→ Your objective
Without including the pictures, copy out every line below.
_ _ _
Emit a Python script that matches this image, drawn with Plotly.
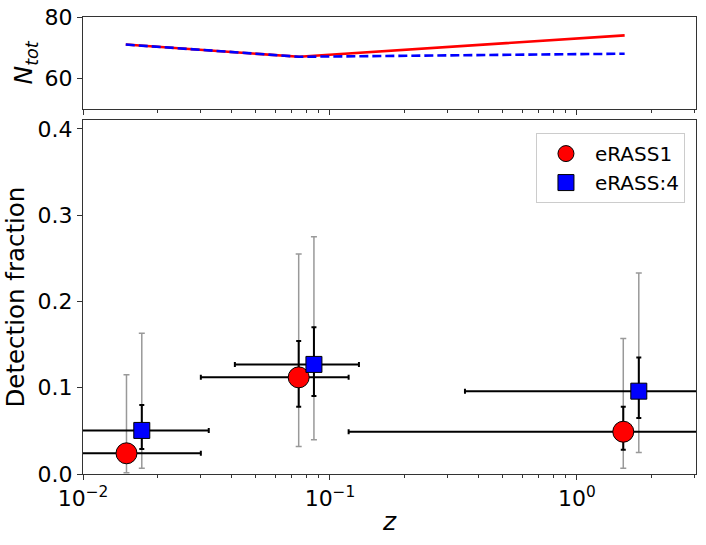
import numpy as np
import plotly.graph_objects as go
from plotly.subplots import make_subplots

# top panel: total number of objects per redshift bin
ntot_z = [0.0149, 0.075, 1.56]
ntot_erass1 = [71, 67, 74]
ntot_erass4 = [71, 67, 68]

# eRASS1 detection fractions
e1_z = [0.0150, 0.0747, 1.54]
e1_z_lo = [0.006, 0.030, 0.119]
e1_z_hi = [0.030, 0.119, 5.0]
e1_frac = [0.024, 0.112, 0.049]
e1_lo = [0.015, 0.078, 0.028]
e1_hi = [0.033, 0.154, 0.078]
e1_wide_lo = [0.0015, 0.032, 0.0066]
e1_wide_hi = [0.115, 0.255, 0.157]

# eRASS:4 detection fractions
e4_z = [0.0173, 0.0861, 1.78]
e4_z_lo = [0.006, 0.0412, 0.352]
e4_z_hi = [0.0323, 0.131, 5.0]
e4_frac = [0.0505, 0.127, 0.096]
e4_lo = [0.029, 0.0905, 0.065]
e4_hi = [0.080, 0.170, 0.135]
e4_wide_lo = [0.0066, 0.0396, 0.0248]
e4_wide_hi = [0.163, 0.275, 0.233]

major_ticks = [0.01, 0.1, 1]
major_labels = ["10<sup>\u22122</sup>", "10<sup>\u22121</sup>", "10<sup>0</sup>"]
minor_ticks = [m * d for d in (0.01, 0.1, 1) for m in range(2, 10)]

FONT = "DejaVu Sans"


def minus(a, b):
    return list(np.array(a) - np.array(b))


fig = make_subplots(rows=2, cols=1, row_heights=[0.206, 0.794],
                    vertical_spacing=0.025)

fig.add_trace(go.Scatter(x=ntot_z, y=ntot_erass1, mode="lines",
                         line=dict(color="red", width=2.6),
                         showlegend=False), row=1, col=1)
fig.add_trace(go.Scatter(x=ntot_z, y=ntot_erass4, mode="lines",
                         line=dict(color="blue", width=2.6, dash="9px,4px"),
                         showlegend=False), row=1, col=1)

# wide (grey) confidence intervals
for z, f, lo, hi in [(e1_z, e1_frac, e1_wide_lo, e1_wide_hi),
                     (e4_z, e4_frac, e4_wide_lo, e4_wide_hi)]:
    fig.add_trace(go.Scatter(
        x=z, y=f, mode="markers",
        marker=dict(size=1, color="rgba(0,0,0,0)"),
        error_y=dict(type="data", symmetric=False,
                     array=minus(hi, f), arrayminus=minus(f, lo),
                     color="#999999", thickness=1.5, width=3),
        showlegend=False, hoverinfo="skip"), row=2, col=1)

fig.add_trace(go.Scatter(
    x=e1_z, y=e1_frac, mode="markers", name="eRASS1",
    marker=dict(symbol="circle", size=21, color="red",
                line=dict(color="black", width=1)),
    error_x=dict(type="data", symmetric=False,
                 array=minus(e1_z_hi, e1_z), arrayminus=minus(e1_z, e1_z_lo),
                 color="black", thickness=2, width=2.5),
    error_y=dict(type="data", symmetric=False,
                 array=minus(e1_hi, e1_frac), arrayminus=minus(e1_frac, e1_lo),
                 color="black", thickness=2, width=2.5)), row=2, col=1)

fig.add_trace(go.Scatter(
    x=e4_z, y=e4_frac, mode="markers", name="eRASS:4",
    marker=dict(symbol="square", size=16, color="blue",
                line=dict(color="black", width=1)),
    error_x=dict(type="data", symmetric=False,
                 array=minus(e4_z_hi, e4_z), arrayminus=minus(e4_z, e4_z_lo),
                 color="black", thickness=2, width=2.5),
    error_y=dict(type="data", symmetric=False,
                 array=minus(e4_hi, e4_frac), arrayminus=minus(e4_frac, e4_lo),
                 color="black", thickness=2, width=2.5)), row=2, col=1)

axis_common = dict(showline=True, linecolor="#333333", linewidth=1,
                   mirror=True, ticks="outside", ticklen=5, tickwidth=1,
                   tickcolor="#333333", showgrid=False, zeroline=False,
                   automargin=False,
                   tickfont=dict(family=FONT, size=22, color="black"))

for r in (1, 2):
    fig.update_xaxes(type="log", range=[-2, 0.482],
                     tickvals=major_ticks, ticktext=major_labels,
                     minor=dict(tickvals=minor_ticks, ticks="outside",
                                ticklen=3, tickcolor="#333333"),
                     row=r, col=1, **axis_common)

fig.update_xaxes(showticklabels=False, row=1, col=1)
fig.update_xaxes(title=dict(text="<i>z</i>", standoff=2,
                            font=dict(family=FONT, size=25, color="black")),
                 row=2, col=1)

fig.update_yaxes(range=[50, 80], tickvals=[60, 80],
                 title=dict(text="<i>N<sub>tot</sub></i>", standoff=4,
                            font=dict(family=FONT, size=25, color="black")),
                 row=1, col=1, **axis_common)
fig.update_yaxes(range=[0, 0.41], dtick=0.1, tickformat=".1f",
                 title=dict(text="Detection fraction", standoff=6,
                            font=dict(family=FONT, size=24.5, color="black")),
                 row=2, col=1, **axis_common)

fig.update_layout(
    width=706, height=545,
    margin=dict(l=83, r=10, t=17, b=71),
    plot_bgcolor="white", paper_bgcolor="white",
    font=dict(family=FONT, color="black"),
    legend=dict(x=0.982, y=0.746, xanchor="right", yanchor="top",
                bgcolor="white", bordercolor="#cccccc", borderwidth=1,
                itemsizing="trace", itemwidth=48,
                font=dict(family=FONT, size=20, color="black")),
)

# drop the browser's default page margin so the figure sits at (0, 0)
fig.write_html("out.html", config={"displayModeBar": False},
               post_script="document.body.style.margin='0';")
_ _ _
→ Response
Emit a Python script that matches this image, drawn with Plotly.
import numpy as np
import plotly.graph_objects as go
from plotly.subplots import make_subplots

# top panel: total number of objects per redshift bin
ntot_z = [0.0149, 0.075, 1.56]
ntot_erass1 = [71, 67, 74]
ntot_erass4 = [71, 67, 68]

# eRASS1 detection fractions
e1_z = [0.0150, 0.0747, 1.54]
e1_z_lo = [0.006, 0.030, 0.119]
e1_z_hi = [0.030, 0.119, 5.0]
e1_frac = [0.024, 0.112, 0.049]
e1_lo = [0.015, 0.078, 0.028]
e1_hi = [0.033, 0.154, 0.078]
e1_wide_lo = [0.0015, 0.032, 0.0066]
e1_wide_hi = [0.115, 0.255, 0.157]

# eRASS:4 detection fractions
e4_z = [0.0173, 0.0861, 1.78]
e4_z_lo = [0.006, 0.0412, 0.352]
e4_z_hi = [0.0323, 0.131, 5.0]
e4_frac = [0.0505, 0.127, 0.096]
e4_lo = [0.029, 0.0905, 0.065]
e4_hi = [0.080, 0.170, 0.135]
e4_wide_lo = [0.0066, 0.0396, 0.0248]
e4_wide_hi = [0.163, 0.275, 0.233]

major_ticks = [0.01, 0.1, 1]
major_labels = ["10<sup>\u22122</sup>", "10<sup>\u22121</sup>", "10<sup>0</sup>"]
minor_ticks = [m * d for d in (0.01, 0.1, 1) for m in range(2, 10)]

FONT = "DejaVu Sans"


def minus(a, b):
    return list(np.array(a) - np.array(b))


fig = make_subplots(rows=2, cols=1, row_heights=[0.206, 0.794],
                    vertical_spacing=0.025)

fig.add_trace(go.Scatter(x=ntot_z, y=ntot_erass1, mode="lines",
                         line=dict(color="red", width=2.6),
                         showlegend=False), row=1, col=1)
fig.add_trace(go.Scatter(x=ntot_z, y=ntot_erass4, mode="lines",
                         line=dict(color="blue", width=2.6, dash="9px,4px"),
                         showlegend=False), row=1, col=1)

# wide (grey) confidence intervals
for z, f, lo, hi in [(e1_z, e1_frac, e1_wide_lo, e1_wide_hi),
                     (e4_z, e4_frac, e4_wide_lo, e4_wide_hi)]:
    fig.add_trace(go.Scatter(
        x=z, y=f, mode="markers",
        marker=dict(size=1, color="rgba(0,0,0,0)"),
        error_y=dict(type="data", symmetric=False,
                     array=minus(hi, f), arrayminus=minus(f, lo),
                     color="#999999", thickness=1.5, width=3),
        showlegend=False, hoverinfo="skip"), row=2, col=1)

fig.add_trace(go.Scatter(
    x=e1_z, y=e1_frac, mode="markers", name="eRASS1",
    marker=dict(symbol="circle", size=21, color="red",
                line=dict(color="black", width=1)),
    error_x=dict(type="data", symmetric=False,
                 array=minus(e1_z_hi, e1_z), arrayminus=minus(e1_z, e1_z_lo),
                 color="black", thickness=2, width=2.5),
    error_y=dict(type="data", symmetric=False,
                 array=minus(e1_hi, e1_frac), arrayminus=minus(e1_frac, e1_lo),
                 color="black", thickness=2, width=2.5)), row=2, col=1)

fig.add_trace(go.Scatter(
    x=e4_z, y=e4_frac, mode="markers", name="eRASS:4",
    marker=dict(symbol="square", size=16, color="blue",
                line=dict(color="black", width=1)),
    error_x=dict(type="data", symmetric=False,
                 array=minus(e4_z_hi, e4_z), arrayminus=minus(e4_z, e4_z_lo),
                 color="black", thickness=2, width=2.5),
    error_y=dict(type="data", symmetric=False,
                 array=minus(e4_hi, e4_frac), arrayminus=minus(e4_frac, e4_lo),
                 color="black", thickness=2, width=2.5)), row=2, col=1)

axis_common = dict(showline=True, linecolor="#333333", linewidth=1,
                   mirror=True, ticks="outside", ticklen=5, tickwidth=1,
                   tickcolor="#333333", showgrid=False, zeroline=False,
                   automargin=False,
                   tickfont=dict(family=FONT, size=22, color="black"))

for r in (1, 2):
    fig.update_xaxes(type="log", range=[-2, 0.482],
                     tickvals=major_ticks, ticktext=major_labels,
                     minor=dict(tickvals=minor_ticks, ticks="outside",
                                ticklen=3, tickcolor="#333333"),
                     row=r, col=1, **axis_common)

fig.update_xaxes(showticklabels=False, row=1, col=1)
fig.update_xaxes(title=dict(text="<i>z</i>", standoff=2,
                            font=dict(family=FONT, size=25, color="black")),
                 row=2, col=1)

fig.update_yaxes(range=[50, 80], tickvals=[60, 80],
                 title=dict(text="<i>N<sub>tot</sub></i>", standoff=4,
                            font=dict(family=FONT, size=25, color="black")),
                 row=1, col=1, **axis_common)
fig.update_yaxes(range=[0, 0.41], dtick=0.1, tickformat=".1f",
                 title=dict(text="Detection fraction", standoff=6,
                            font=dict(family=FONT, size=24.5, color="black")),
                 row=2, col=1, **axis_common)

fig.update_layout(
    width=706, height=545,
    margin=dict(l=83, r=10, t=17, b=71),
    plot_bgcolor="white", paper_bgcolor="white",
    font=dict(family=FONT, color="black"),
    legend=dict(x=0.982, y=0.746, xanchor="right", yanchor="top",
                bgcolor="white", bordercolor="#cccccc", borderwidth=1,
                itemsizing="trace", itemwidth=48,
                font=dict(family=FONT, size=20, color="black")),
)

# drop the browser's default page margin so the figure sits at (0, 0)
fig.write_html("out.html", config={"displayModeBar": False},
               post_script="document.body.style.margin='0';")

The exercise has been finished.